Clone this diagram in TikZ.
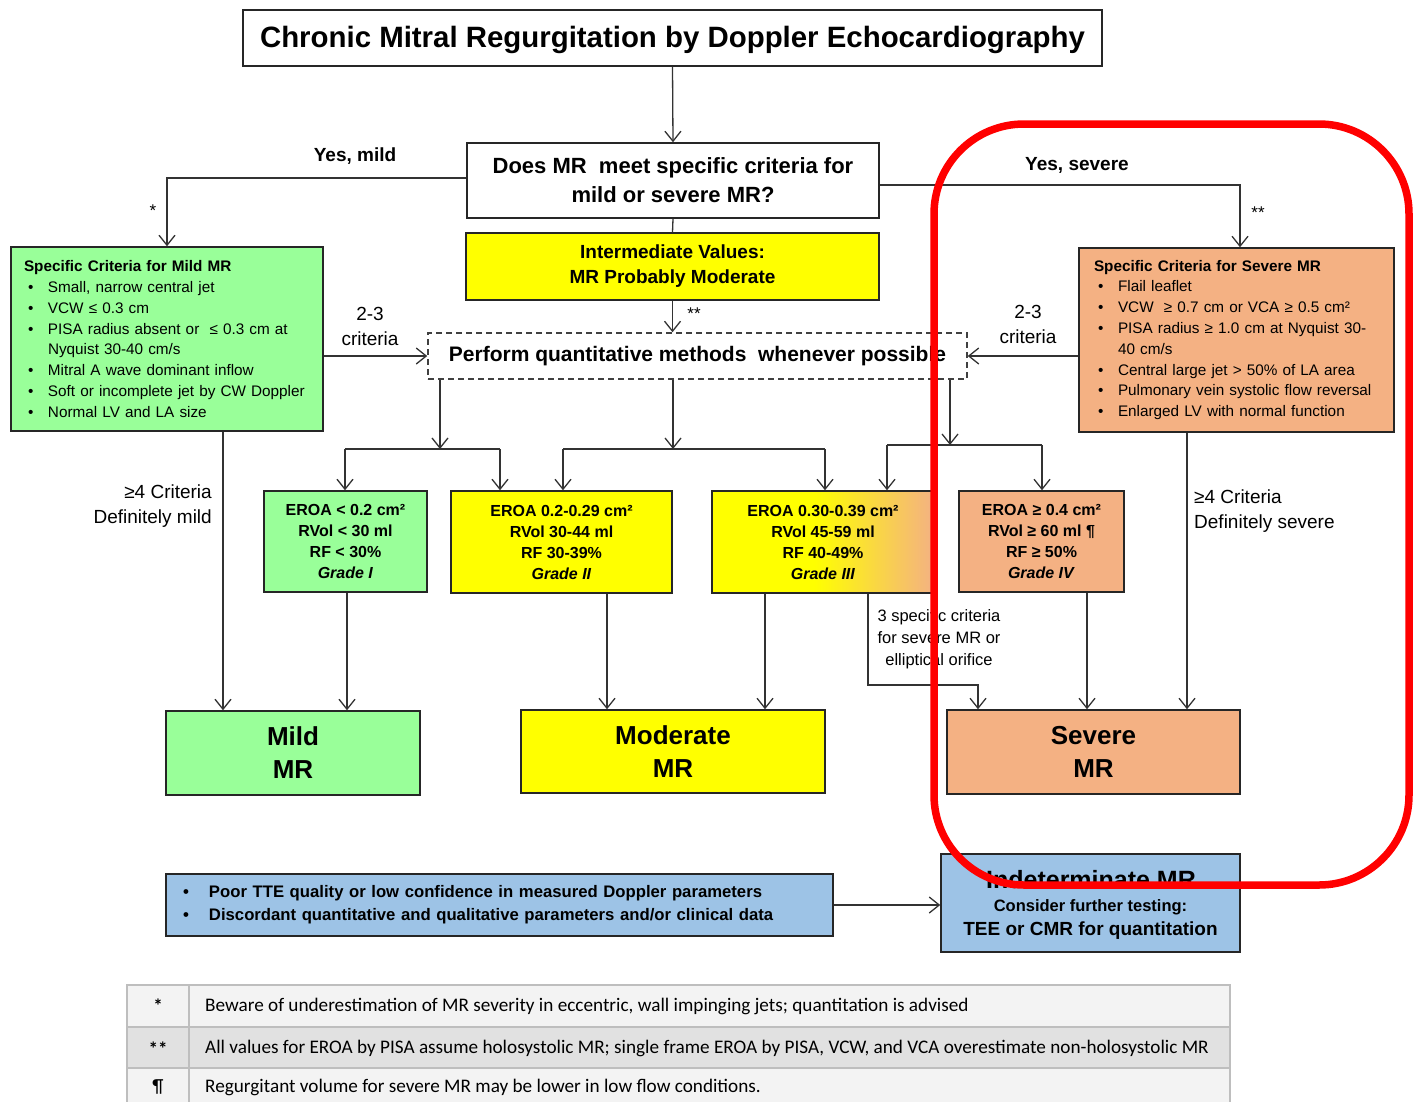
\documentclass[tikz,border=0pt]{standalone}
\usepackage{fontspec}
\setmainfont{Liberation Sans}
\newfontfamily\tablefont{Carlito}
\usetikzlibrary{arrows.meta}
\definecolor{mgreen}{HTML}{99FF99}
\definecolor{myellow}{HTML}{FFFF00}
\definecolor{mpeach}{HTML}{F4B183}
\definecolor{mblue}{HTML}{9DC3E6}
\definecolor{tbord}{HTML}{BEBEBE}
\definecolor{trowa}{HTML}{F3F3F3}
\definecolor{trowb}{HTML}{E1E1E1}
\definecolor{linec}{HTML}{333333}
\pgfdeclarehorizontalshading{yoshade}{100bp}{color(0bp)=(myellow); color(25bp)=(myellow); color(48bp)=(myellow); color(75bp)=(mpeach); color(100bp)=(mpeach)}
\newcommand\mybul{\makebox[20pt][l]{\textbullet}}
\newcommand\myind{\hspace*{20pt}}
\begin{document}
\begin{tikzpicture}[x=1pt,y=-1pt,
  box/.style={draw=black!85, line width=1.5pt, rectangle, inner sep=2pt, align=center},
  ln/.style={draw=linec, line width=1.3pt},
  arr/.style={draw=linec, line width=1.3pt, -{Straight Barb[length=10pt,width=16pt]}},
  lbl/.style={inner sep=0pt, align=center}]
\useasboundingbox (0,0) rectangle (1421,1101);
\fill[white] (0,0) rectangle (1421,1101);

% main boxes
\node[box, minimum width=859pt, minimum height=56pt, text depth=2pt, font=\fontsize{29.4}{32}\selectfont\bfseries] (title) at (672.5,38) {Chronic Mitral Regurgitation by Doppler Echocardiography};
\node[box, minimum width=412pt, minimum height=75pt, font=\fontsize{22}{29}\selectfont\bfseries] (dec) at (673,180.5) {Does MR\ \ meet specific criteria for\\mild or severe MR?};
\node[box, fill=myellow, minimum width=413pt, minimum height=67pt, font=\fontsize{19}{25}\selectfont\bfseries] (inter) at (672.5,266.5) {Intermediate Values:\\MR Probably Moderate};
\node[box, draw=black!75, dash pattern=on 6pt off 4pt, minimum width=539pt, minimum height=46pt, font=\fontsize{21}{24}\selectfont\bfseries] (quant) at (697.5,356) {Perform quantitative methods\ \ whenever possible};

\node[box, fill=mgreen, minimum width=312pt, minimum height=184pt, text width=294pt, align=left, font=\fontsize{15.3}{20.8}\selectfont] (mildc) at (167,339)
 {\hspace*{4pt}\textbf{Specific Criteria for Mild MR}\\
  \hspace*{8pt}\mybul Small, narrow central jet\\
  \hspace*{8pt}\mybul VCW ≤ 0.3 cm\\
  \hspace*{8pt}\mybul PISA radius absent or\ \ ≤ 0.3 cm at\\
  \hspace*{8pt}\myind Nyquist 30-40 cm/s\\
  \hspace*{8pt}\mybul Mitral A wave dominant inflow\\
  \hspace*{8pt}\mybul Soft or incomplete jet by CW Doppler\\
  \hspace*{8pt}\mybul Normal LV and LA size};

\node[box, fill=mpeach, minimum width=315pt, minimum height=184pt, text width=293pt, align=left, font=\fontsize{15.3}{20.8}\selectfont] (sevc) at (1236.5,340)
 {\hspace*{4pt}\textbf{Specific Criteria for Severe MR}\\
  \hspace*{8pt}\mybul Flail leaflet\\
  \hspace*{8pt}\mybul VCW\ \ ≥ 0.7 cm or VCA ≥ 0.5 cm²\\
  \hspace*{8pt}\mybul PISA radius ≥ 1.0 cm at Nyquist 30-\\
  \hspace*{8pt}\myind 40 cm/s\\
  \hspace*{8pt}\mybul Central large jet > 50\% of LA area\\
  \hspace*{8pt}\mybul Pulmonary vein systolic flow reversal\\
  \hspace*{8pt}\mybul Enlarged LV with normal function};

% grade boxes
\node[box, fill=mgreen, minimum width=163pt, minimum height=101pt, font=\fontsize{16}{21}\selectfont\bfseries] (g1) at (345.5,541.5) {EROA < 0.2 cm²\\RVol < 30 ml\\RF < 30\%\\\textit{Grade I}};
\node[box, fill=myellow, minimum width=221pt, minimum height=102pt, font=\fontsize{16}{21}\selectfont\bfseries] (g2) at (561.5,542) {EROA 0.2-0.29 cm²\\RVol 30-44 ml\\RF 30-39\%\\\textit{Grade II}};
\node[box, shading=yoshade, minimum width=222pt, minimum height=102pt, font=\fontsize{16}{21}\selectfont\bfseries] (g3) at (823,542) {EROA 0.30-0.39 cm²\\RVol 45-59 ml\\RF 40-49\%\\\textit{Grade III}};
\node[box, fill=mpeach, minimum width=165pt, minimum height=101pt, font=\fontsize{16}{21}\selectfont\bfseries] (g4) at (1041.5,541.5) {EROA ≥ 0.4 cm²\\RVol ≥ 60 ml ¶\\RF ≥ 50\%\\\textit{Grade IV}};

% result boxes
\node[box, fill=mgreen, minimum width=254pt, minimum height=84pt, font=\fontsize{26}{33}\selectfont\bfseries] (mild) at (293,753) {Mild\\MR};
\node[box, fill=myellow, minimum width=304pt, minimum height=83pt, font=\fontsize{26}{33}\selectfont\bfseries] (mod) at (673,751.5) {Moderate\\MR};
\node[box, fill=mpeach, minimum width=293pt, minimum height=84pt, font=\fontsize{26}{33}\selectfont\bfseries] (sev) at (1093.5,752) {Severe\\MR};

% indeterminate
\node[box, fill=mblue, minimum width=667pt, minimum height=62pt, text width=633pt, align=left, font=\fontsize{16.7}{23}\selectfont\bfseries] (poor) at (499.5,905)
 {\makebox[26pt][l]{\textbullet}Poor TTE quality or low confidence in measured Doppler parameters\\
  \makebox[26pt][l]{\textbullet}Discordant quantitative and qualitative parameters and/or clinical data};
\node[box, fill=mblue, minimum width=299pt, minimum height=98pt] (indet) at (1090.5,903) {};
\node[lbl, font=\fontsize{25}{28}\selectfont\bfseries] (indt1) at (1091,880) {Indeterminate MR};
\node[lbl, font=\fontsize{16.5}{20}\selectfont\bfseries] (indt2) at (1090.5,907) {Consider further testing:};
\node[lbl, font=\fontsize{19}{22}\selectfont\bfseries] (indt3) at (1090.5,931) {TEE or CMR for quantitation};

% helper coordinates
\coordinate (ys) at (0,185);
\coordinate (h1) at (440,449); \coordinate (h1a) at (345,449); \coordinate (h1b) at (500,449);
\coordinate (h2) at (673,449); \coordinate (h2a) at (563,449); \coordinate (h2b) at (825,449);
\coordinate (h3) at (950,445); \coordinate (h3a) at (887,445); \coordinate (h3b) at (1042,445);
\coordinate (xa) at (223,0); \coordinate (xb) at (347,0); \coordinate (xc) at (607,0);
\coordinate (xd) at (765,0); \coordinate (xf) at (1087,0); \coordinate (xg) at (1187,0);
\coordinate (e1) at (868,685); \coordinate (e2) at (978,685);
\coordinate (ysev) at (1240,0);
\coordinate (ym) at (0,178);

% connectors
\draw[arr] (title.south) -- (dec.north);
\draw[ln] (dec.south) -- (inter.north);
\draw[arr] (inter.south) -- (inter.south |- quant.north);
\draw[arr] (dec.west |- ym) -| (mildc.north);
\draw[arr] (dec.east |- ys) -| (ysev |- sevc.north);
\draw[arr] (mildc.east |- quant.west) -- (quant.west);
\draw[arr] (sevc.west |- quant.east) -- (quant.east);

\draw[arr] (quant.south -| h1) -- (h1);
\draw[ln] (h1a) -- (h1b);
\draw[arr] (h1a) -- (h1a |- g1.north);
\draw[arr] (h1b) -- (h1b |- g2.north);
\draw[arr] (quant.south -| h2) -- (h2);
\draw[ln] (h2a) -- (h2b);
\draw[arr] (h2a) -- (h2a |- g2.north);
\draw[arr] (h2b) -- (h2b |- g3.north);
\draw[arr] (quant.south -| h3) -- (h3);
\draw[ln] (h3a) -- (h3b);
\draw[arr] (h3a) -- (h3a |- g3.north);
\draw[arr] (h3b) -- (h3b |- g4.north);

\draw[arr] (mildc.south -| xa) -- (mild.north -| xa);
\draw[arr] (g1.south -| xb) -- (mild.north -| xb);
\draw[arr] (g2.south -| xc) -- (mod.north -| xc);
\draw[arr] (g3.south -| xd) -- (mod.north -| xd);
\draw[arr] (g3.south -| e1) -- (e1) -- (e2) -- (sev.north -| e2);
\draw[arr] (g4.south -| xf) -- (sev.north -| xf);
\draw[arr] (sevc.south -| xg) -- (sev.north -| xg);
\draw[arr] (poor.east) -- (poor.east -| indet.west);

% labels
\node[lbl, font=\fontsize{19}{22}\selectfont\bfseries] (lym) at (355,156) {Yes, mild};
\node[lbl, font=\fontsize{17}{20}\selectfont] (lst1) at (153,211) {*};
\node[lbl, font=\fontsize{19}{22}\selectfont\bfseries] (lys) at (1077,165) {Yes, severe};
\node[lbl, font=\fontsize{17}{20}\selectfont] (lst2) at (1258,213) {**};
\node[lbl, font=\fontsize{17}{20}\selectfont] (lst3) at (694,314) {**};
\node[lbl, font=\fontsize{19}{25}\selectfont] (lc1) at (370,326) {2-3\\criteria};
\node[lbl, font=\fontsize{19}{25}\selectfont] (lc2) at (1028,324) {2-3\\criteria};
\node[lbl, anchor=east, align=right, font=\fontsize{19}{25}\selectfont] (l4m) at (212,506.5) {≥4 Criteria\\Definitely mild};
\node[lbl, anchor=west, align=left, font=\fontsize{19}{25}\selectfont] (l4s) at (1194,511.5) {≥4 Criteria\\Definitely severe};
\node[lbl, fill=white, inner sep=1pt, font=\fontsize{16.5}{22}\selectfont] (l3s) at (939,639) {3 specific criteria\\for severe MR or\\elliptical orifice};

% footnote table
\fill[trowa] (127,985) rectangle (1230,1027);
\fill[trowb] (127,1027) rectangle (1230,1068);
\fill[trowa] (127,1068) rectangle (1230,1104);
\draw[tbord, line width=2pt] (127,1104) -- (127,985) -- (1230,985) -- (1230,1104);
\draw[tbord, line width=2pt] (127,1027) -- (1230,1027);
\draw[tbord, line width=2pt] (127,1068) -- (1230,1068);
\draw[tbord, line width=2pt] (189,985) -- (189,1104);
\node[lbl, font=\tablefont\fontsize{19}{20}\selectfont\bfseries] (fs1) at (158,1006) {*};
\node[lbl, font=\tablefont\fontsize{19}{20}\selectfont\bfseries] (fs2) at (158,1049) {**};
\node[lbl, font=\tablefont\fontsize{19}{20}\selectfont] (fs3) at (158,1087) {¶};
\node[lbl, anchor=west, font=\tablefont\fontsize{19.2}{20}\selectfont] (ft1) at (205,1006) {Beware of underestimation of MR severity in eccentric, wall impinging jets; quantitation is advised};
\node[lbl, anchor=west, font=\tablefont\fontsize{19.2}{20}\selectfont] (ft2) at (205,1048) {All values for EROA by PISA assume holosystolic MR; single frame EROA by PISA, VCW, and VCA overestimate non-holosystolic MR};
\node[lbl, anchor=west, font=\tablefont\fontsize{19.2}{20}\selectfont] (ft3) at (205,1087) {Regurgitant volume for severe MR may be lower in low flow conditions.};

% red highlight frame
\draw[draw=red, line width=7.5pt, rounded corners=90pt] (934,124) rectangle (1409,885);
\end{tikzpicture}
\end{document}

### The problem:
Reproduce the material above from its first line through the line containing "draw=black!75, dash pattern=on", both ends included, and skip every picture.

### In response:
Clone this diagram in TikZ.
\documentclass[tikz,border=0pt]{standalone}
\usepackage{fontspec}
\setmainfont{Liberation Sans}
\newfontfamily\tablefont{Carlito}
\usetikzlibrary{arrows.meta}
\definecolor{mgreen}{HTML}{99FF99}
\definecolor{myellow}{HTML}{FFFF00}
\definecolor{mpeach}{HTML}{F4B183}
\definecolor{mblue}{HTML}{9DC3E6}
\definecolor{tbord}{HTML}{BEBEBE}
\definecolor{trowa}{HTML}{F3F3F3}
\definecolor{trowb}{HTML}{E1E1E1}
\definecolor{linec}{HTML}{333333}
\pgfdeclarehorizontalshading{yoshade}{100bp}{color(0bp)=(myellow); color(25bp)=(myellow); color(48bp)=(myellow); color(75bp)=(mpeach); color(100bp)=(mpeach)}
\newcommand\mybul{\makebox[20pt][l]{\textbullet}}
\newcommand\myind{\hspace*{20pt}}
\begin{document}
\begin{tikzpicture}[x=1pt,y=-1pt,
  box/.style={draw=black!85, line width=1.5pt, rectangle, inner sep=2pt, align=center},
  ln/.style={draw=linec, line width=1.3pt},
  arr/.style={draw=linec, line width=1.3pt, -{Straight Barb[length=10pt,width=16pt]}},
  lbl/.style={inner sep=0pt, align=center}]
\useasboundingbox (0,0) rectangle (1421,1101);
\fill[white] (0,0) rectangle (1421,1101);

% main boxes
\node[box, minimum width=859pt, minimum height=56pt, text depth=2pt, font=\fontsize{29.4}{32}\selectfont\bfseries] (title) at (672.5,38) {Chronic Mitral Regurgitation by Doppler Echocardiography};
\node[box, minimum width=412pt, minimum height=75pt, font=\fontsize{22}{29}\selectfont\bfseries] (dec) at (673,180.5) {Does MR\ \ meet specific criteria for\\mild or severe MR?};
\node[box, fill=myellow, minimum width=413pt, minimum height=67pt, font=\fontsize{19}{25}\selectfont\bfseries] (inter) at (672.5,266.5) {Intermediate Values:\\MR Probably Moderate};
\node[box, draw=black!75, dash pattern=on 6pt off 4pt, minimum width=539pt, minimum height=46pt, font=\fontsize{21}{24}\selectfont\bfseries] (quant) at (697.5,356) {Perform quantitative methods\ \ whenever possible};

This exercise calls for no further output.